State v. Jeffrey A. Warbelton, 2009 WI 6, affirming 2008 WI App 42
For Warbelton: Paul G. Lazotte, SPD, Madison Appellate

Issue/Holding: Prior conviction for a violent crime is element, not penalty enhancer, of stalking, §§ 940.32(2) & (2m)(a):

¶30      First, sub. (2m)(a) designates a list of specific crimes that elevate a simple stalking offense to a Class H felony. These enumerated prior convictions are for a specific set of violent crimes, prior stalking offenses, and harassment offenses. The legislature’s focus on the nature of the prior crime, rather than the simple fact of a prior conviction, demonstrates that the legislature’s intent was not simply to provide an enhanced punishment for habitual criminality.
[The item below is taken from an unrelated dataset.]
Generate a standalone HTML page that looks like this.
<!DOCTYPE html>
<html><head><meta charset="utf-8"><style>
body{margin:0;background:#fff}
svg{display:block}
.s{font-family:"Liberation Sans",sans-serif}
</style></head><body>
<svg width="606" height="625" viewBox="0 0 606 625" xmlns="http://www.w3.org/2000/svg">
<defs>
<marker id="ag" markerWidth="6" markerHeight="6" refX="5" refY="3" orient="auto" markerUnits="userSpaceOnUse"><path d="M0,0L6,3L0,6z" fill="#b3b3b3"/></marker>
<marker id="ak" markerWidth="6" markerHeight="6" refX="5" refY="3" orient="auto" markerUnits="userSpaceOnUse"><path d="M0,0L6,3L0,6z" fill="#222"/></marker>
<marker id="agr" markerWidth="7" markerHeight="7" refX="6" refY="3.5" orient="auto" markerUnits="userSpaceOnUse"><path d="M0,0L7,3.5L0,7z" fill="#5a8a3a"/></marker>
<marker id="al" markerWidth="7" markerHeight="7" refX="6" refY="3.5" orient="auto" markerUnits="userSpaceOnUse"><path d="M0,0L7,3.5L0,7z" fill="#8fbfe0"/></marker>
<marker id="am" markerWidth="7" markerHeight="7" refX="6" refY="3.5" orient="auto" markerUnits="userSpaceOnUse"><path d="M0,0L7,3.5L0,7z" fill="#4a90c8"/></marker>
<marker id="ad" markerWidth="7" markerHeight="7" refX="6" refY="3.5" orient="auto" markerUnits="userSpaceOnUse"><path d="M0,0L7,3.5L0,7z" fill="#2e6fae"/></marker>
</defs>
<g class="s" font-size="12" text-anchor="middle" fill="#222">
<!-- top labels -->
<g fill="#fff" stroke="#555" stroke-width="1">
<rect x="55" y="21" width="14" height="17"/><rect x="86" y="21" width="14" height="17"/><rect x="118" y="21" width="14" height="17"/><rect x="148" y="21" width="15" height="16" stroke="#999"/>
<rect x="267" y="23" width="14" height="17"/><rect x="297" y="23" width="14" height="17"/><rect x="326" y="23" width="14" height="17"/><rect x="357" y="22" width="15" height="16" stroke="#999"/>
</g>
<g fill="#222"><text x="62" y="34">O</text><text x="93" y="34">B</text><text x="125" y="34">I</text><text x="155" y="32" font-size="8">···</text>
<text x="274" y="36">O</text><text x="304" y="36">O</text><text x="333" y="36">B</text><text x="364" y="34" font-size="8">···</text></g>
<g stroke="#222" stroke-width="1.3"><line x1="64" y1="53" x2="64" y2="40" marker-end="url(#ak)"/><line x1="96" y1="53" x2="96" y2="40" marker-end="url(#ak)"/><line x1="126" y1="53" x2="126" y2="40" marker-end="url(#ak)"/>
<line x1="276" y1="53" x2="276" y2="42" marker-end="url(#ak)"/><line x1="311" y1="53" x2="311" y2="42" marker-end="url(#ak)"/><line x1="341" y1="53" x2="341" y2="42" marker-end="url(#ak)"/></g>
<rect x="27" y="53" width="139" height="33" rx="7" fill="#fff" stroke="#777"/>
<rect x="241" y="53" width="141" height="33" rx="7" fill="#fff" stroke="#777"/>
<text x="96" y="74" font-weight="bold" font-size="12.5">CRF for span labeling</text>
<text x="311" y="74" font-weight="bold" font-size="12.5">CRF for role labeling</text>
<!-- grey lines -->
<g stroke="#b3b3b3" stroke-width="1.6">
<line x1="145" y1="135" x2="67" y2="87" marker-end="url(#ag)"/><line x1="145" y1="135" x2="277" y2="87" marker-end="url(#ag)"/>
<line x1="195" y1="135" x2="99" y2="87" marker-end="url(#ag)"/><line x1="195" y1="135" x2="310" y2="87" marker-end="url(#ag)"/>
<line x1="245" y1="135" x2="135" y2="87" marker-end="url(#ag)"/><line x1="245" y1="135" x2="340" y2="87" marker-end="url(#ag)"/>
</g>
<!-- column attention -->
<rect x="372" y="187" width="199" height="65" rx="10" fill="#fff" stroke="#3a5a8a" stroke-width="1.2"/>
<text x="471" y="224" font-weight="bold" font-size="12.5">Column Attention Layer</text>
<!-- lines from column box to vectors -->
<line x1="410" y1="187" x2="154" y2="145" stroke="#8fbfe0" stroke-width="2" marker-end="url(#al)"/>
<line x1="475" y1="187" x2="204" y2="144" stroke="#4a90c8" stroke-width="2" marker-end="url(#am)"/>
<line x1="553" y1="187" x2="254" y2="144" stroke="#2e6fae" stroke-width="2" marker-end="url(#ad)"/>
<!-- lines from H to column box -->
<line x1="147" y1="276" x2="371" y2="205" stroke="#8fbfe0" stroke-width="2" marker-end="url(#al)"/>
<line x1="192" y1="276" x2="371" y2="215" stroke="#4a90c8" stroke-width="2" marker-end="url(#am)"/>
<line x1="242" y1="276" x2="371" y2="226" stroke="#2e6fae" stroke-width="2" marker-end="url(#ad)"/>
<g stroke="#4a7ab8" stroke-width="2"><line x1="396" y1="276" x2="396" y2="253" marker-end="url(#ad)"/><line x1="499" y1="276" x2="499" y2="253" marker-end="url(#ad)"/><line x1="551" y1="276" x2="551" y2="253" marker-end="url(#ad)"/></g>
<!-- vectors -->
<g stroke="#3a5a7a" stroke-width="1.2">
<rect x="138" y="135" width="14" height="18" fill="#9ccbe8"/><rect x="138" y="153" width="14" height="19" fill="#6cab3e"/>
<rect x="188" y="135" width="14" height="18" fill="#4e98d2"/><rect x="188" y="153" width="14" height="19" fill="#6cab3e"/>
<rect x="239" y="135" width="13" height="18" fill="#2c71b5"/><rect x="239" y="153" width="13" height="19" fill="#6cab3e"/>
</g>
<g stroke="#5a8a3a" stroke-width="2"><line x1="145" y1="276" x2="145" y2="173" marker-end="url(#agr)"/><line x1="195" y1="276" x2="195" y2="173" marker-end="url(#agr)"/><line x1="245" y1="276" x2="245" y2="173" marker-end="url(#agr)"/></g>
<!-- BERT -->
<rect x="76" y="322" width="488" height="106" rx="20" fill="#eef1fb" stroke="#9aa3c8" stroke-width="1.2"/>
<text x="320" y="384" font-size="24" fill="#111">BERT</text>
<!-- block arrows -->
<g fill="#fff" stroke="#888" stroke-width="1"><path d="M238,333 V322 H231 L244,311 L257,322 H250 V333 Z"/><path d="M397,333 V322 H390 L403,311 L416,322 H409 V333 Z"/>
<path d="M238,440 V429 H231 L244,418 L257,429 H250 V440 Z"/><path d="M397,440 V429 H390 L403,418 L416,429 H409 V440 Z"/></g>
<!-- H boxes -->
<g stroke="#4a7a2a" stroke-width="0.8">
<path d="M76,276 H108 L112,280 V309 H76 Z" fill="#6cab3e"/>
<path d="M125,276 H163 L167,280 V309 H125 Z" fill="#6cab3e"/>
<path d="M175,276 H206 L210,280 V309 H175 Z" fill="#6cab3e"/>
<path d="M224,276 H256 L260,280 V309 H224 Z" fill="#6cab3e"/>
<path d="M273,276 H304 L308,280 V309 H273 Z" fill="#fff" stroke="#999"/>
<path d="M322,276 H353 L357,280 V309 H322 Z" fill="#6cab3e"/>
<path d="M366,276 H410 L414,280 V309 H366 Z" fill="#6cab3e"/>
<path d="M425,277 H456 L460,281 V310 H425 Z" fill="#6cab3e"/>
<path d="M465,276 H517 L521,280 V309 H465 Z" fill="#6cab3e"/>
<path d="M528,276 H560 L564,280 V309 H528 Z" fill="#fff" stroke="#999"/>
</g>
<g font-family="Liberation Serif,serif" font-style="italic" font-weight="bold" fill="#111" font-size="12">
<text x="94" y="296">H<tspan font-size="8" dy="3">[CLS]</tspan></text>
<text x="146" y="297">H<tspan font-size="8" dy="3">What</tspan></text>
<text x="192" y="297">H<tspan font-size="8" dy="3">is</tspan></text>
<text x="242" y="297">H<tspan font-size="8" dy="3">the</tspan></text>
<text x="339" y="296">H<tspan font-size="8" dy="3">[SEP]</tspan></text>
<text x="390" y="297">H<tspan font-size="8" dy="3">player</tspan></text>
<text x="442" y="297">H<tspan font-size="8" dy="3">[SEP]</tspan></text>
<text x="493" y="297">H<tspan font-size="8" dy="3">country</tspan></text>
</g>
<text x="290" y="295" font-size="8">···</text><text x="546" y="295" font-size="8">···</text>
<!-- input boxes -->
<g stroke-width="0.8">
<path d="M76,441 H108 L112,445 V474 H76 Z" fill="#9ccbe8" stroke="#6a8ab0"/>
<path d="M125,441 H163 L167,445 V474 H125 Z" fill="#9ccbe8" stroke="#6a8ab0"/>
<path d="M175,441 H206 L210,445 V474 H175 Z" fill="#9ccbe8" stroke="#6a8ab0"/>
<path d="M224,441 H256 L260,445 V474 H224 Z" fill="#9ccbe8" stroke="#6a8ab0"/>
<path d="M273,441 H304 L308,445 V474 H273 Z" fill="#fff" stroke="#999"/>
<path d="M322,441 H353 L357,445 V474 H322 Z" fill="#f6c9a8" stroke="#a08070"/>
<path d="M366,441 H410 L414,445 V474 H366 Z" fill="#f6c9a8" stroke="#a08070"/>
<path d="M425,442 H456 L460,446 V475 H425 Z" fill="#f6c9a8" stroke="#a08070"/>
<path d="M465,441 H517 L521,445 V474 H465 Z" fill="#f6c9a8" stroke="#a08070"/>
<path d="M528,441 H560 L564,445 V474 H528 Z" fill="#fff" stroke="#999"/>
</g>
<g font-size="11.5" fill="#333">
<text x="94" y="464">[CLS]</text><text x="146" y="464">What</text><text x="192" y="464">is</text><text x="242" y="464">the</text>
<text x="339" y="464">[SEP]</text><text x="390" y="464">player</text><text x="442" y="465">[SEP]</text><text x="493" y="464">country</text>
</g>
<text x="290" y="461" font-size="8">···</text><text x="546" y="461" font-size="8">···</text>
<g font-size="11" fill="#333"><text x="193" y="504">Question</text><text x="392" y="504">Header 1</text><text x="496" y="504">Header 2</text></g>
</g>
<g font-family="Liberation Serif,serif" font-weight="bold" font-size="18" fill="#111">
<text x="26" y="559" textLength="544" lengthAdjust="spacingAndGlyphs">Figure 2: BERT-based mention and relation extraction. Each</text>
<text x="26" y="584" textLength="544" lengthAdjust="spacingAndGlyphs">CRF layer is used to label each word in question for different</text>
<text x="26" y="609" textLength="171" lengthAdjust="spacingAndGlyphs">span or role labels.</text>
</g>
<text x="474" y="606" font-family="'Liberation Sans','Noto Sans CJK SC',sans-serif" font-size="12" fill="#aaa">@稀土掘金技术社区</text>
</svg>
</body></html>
The selection of these specific crimes indicates that the legislature defined stalking as an aggravated crime when the perpetrator has a history of violent or obsessive behavior.¶

31      Second, although the habitual criminality statute provides a number of years that a judge may add to a sentence if there are prior convictions, the stalking statute specifies that defendants are guilty of a higher class of felony if they have specific prior convictions. …

¶32      Third, the stalking statute is not structured like the habitual criminality statute, which defines penalty enhancers rather than substantive elements. Instead, the stalking statute sets up three classes of stalking, with increasing punishments——Class I felonies under § 940.32(2), Class H felonies under § 940.32(2m), and Class F felonies under § 940.32(3).